**Provided material:**
'''

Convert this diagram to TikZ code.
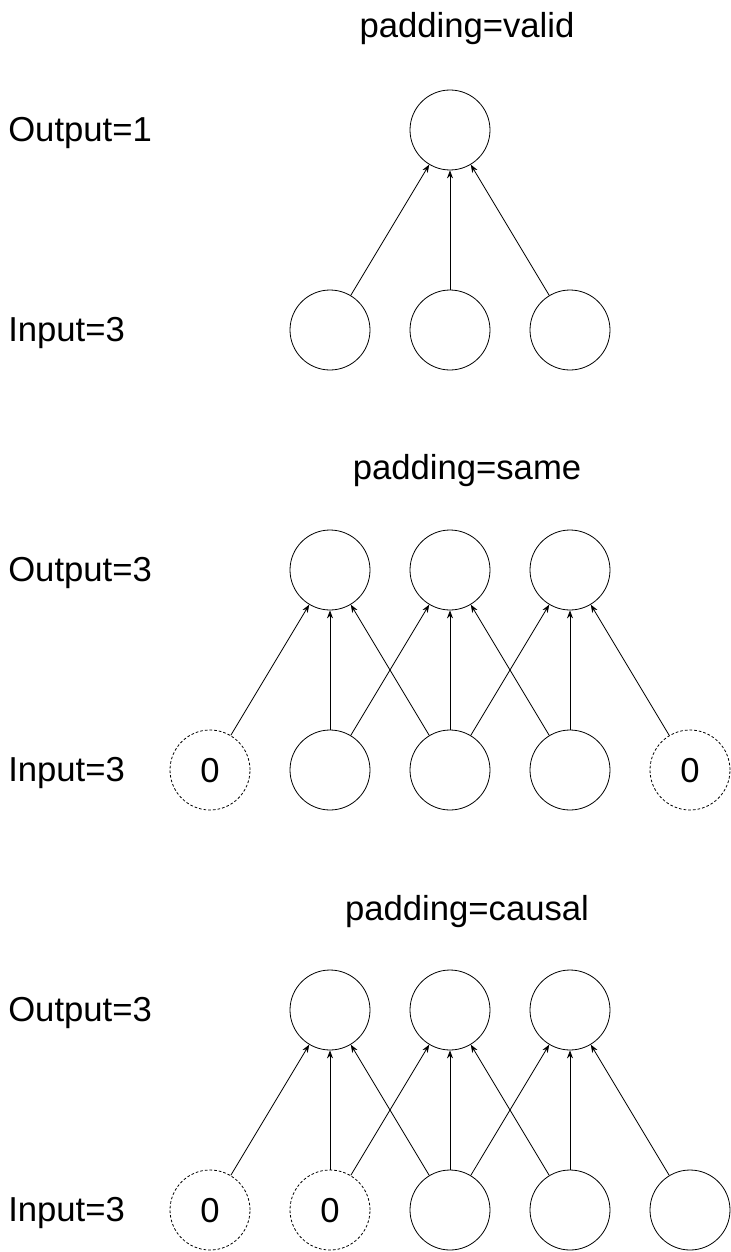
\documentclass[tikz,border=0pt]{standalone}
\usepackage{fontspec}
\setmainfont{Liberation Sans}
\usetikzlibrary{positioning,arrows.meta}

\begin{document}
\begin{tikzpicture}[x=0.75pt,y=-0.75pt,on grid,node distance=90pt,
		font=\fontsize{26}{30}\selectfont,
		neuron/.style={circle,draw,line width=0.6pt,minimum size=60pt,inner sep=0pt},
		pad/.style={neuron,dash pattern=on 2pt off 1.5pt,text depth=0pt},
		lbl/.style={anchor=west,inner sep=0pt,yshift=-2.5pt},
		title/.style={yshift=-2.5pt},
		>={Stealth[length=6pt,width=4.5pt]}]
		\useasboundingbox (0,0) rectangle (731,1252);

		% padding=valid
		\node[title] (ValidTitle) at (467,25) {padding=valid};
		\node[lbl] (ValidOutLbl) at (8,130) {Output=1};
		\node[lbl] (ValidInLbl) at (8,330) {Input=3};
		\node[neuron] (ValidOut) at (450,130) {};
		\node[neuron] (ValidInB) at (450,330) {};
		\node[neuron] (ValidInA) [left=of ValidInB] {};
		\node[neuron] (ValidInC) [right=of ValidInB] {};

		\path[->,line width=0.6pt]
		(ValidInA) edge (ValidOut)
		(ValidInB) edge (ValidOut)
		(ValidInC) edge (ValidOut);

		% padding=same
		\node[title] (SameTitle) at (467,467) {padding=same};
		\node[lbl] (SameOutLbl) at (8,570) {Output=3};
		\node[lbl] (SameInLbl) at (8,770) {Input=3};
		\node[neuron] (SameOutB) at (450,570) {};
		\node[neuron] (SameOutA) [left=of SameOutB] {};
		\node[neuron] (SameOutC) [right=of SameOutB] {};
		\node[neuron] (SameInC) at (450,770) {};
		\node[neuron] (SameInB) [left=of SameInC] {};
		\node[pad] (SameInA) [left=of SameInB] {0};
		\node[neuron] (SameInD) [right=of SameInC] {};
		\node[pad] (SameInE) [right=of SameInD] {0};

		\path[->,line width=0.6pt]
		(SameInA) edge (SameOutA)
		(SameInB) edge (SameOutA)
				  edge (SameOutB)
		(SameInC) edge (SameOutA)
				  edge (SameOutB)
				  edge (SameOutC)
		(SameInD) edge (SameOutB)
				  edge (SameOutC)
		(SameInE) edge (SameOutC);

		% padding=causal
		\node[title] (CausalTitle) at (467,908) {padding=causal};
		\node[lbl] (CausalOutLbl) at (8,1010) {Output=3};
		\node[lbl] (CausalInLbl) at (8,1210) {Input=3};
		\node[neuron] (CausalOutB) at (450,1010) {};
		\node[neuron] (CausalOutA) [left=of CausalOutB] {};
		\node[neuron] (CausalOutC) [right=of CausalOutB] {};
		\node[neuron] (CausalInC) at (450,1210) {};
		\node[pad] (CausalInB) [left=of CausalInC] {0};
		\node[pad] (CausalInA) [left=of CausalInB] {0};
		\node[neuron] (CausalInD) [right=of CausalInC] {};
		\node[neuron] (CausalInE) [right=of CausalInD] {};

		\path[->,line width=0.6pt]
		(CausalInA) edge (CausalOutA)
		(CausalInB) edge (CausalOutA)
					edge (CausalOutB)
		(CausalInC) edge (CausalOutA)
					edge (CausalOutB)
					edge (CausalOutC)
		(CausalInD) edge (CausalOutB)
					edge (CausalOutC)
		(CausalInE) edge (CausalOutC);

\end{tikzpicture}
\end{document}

'''
'''

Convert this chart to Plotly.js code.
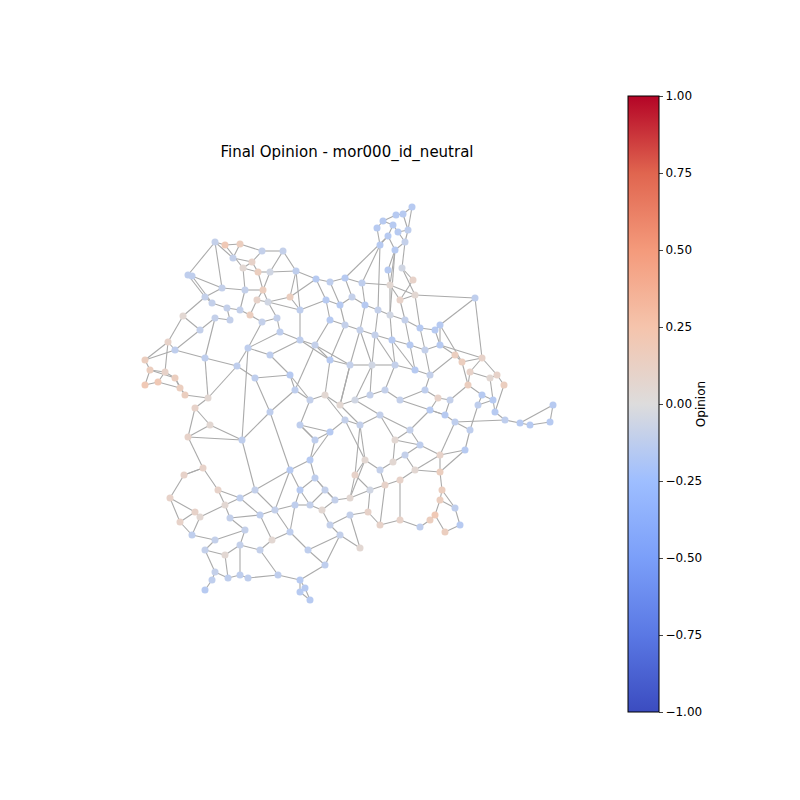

'''

**Task goal:** Quote the lines above exactly, starting with the one that has "Convert this diagram to TikZ code." and ending with the one that has "(0,0) rectangle (731,1252);"; drop the pictures and include nothing else.

**Problem solution:**
Convert this diagram to TikZ code.
\documentclass[tikz,border=0pt]{standalone}
\usepackage{fontspec}
\setmainfont{Liberation Sans}
\usetikzlibrary{positioning,arrows.meta}

\begin{document}
\begin{tikzpicture}[x=0.75pt,y=-0.75pt,on grid,node distance=90pt,
		font=\fontsize{26}{30}\selectfont,
		neuron/.style={circle,draw,line width=0.6pt,minimum size=60pt,inner sep=0pt},
		pad/.style={neuron,dash pattern=on 2pt off 1.5pt,text depth=0pt},
		lbl/.style={anchor=west,inner sep=0pt,yshift=-2.5pt},
		title/.style={yshift=-2.5pt},
		>={Stealth[length=6pt,width=4.5pt]}]
		\useasboundingbox (0,0) rectangle (731,1252);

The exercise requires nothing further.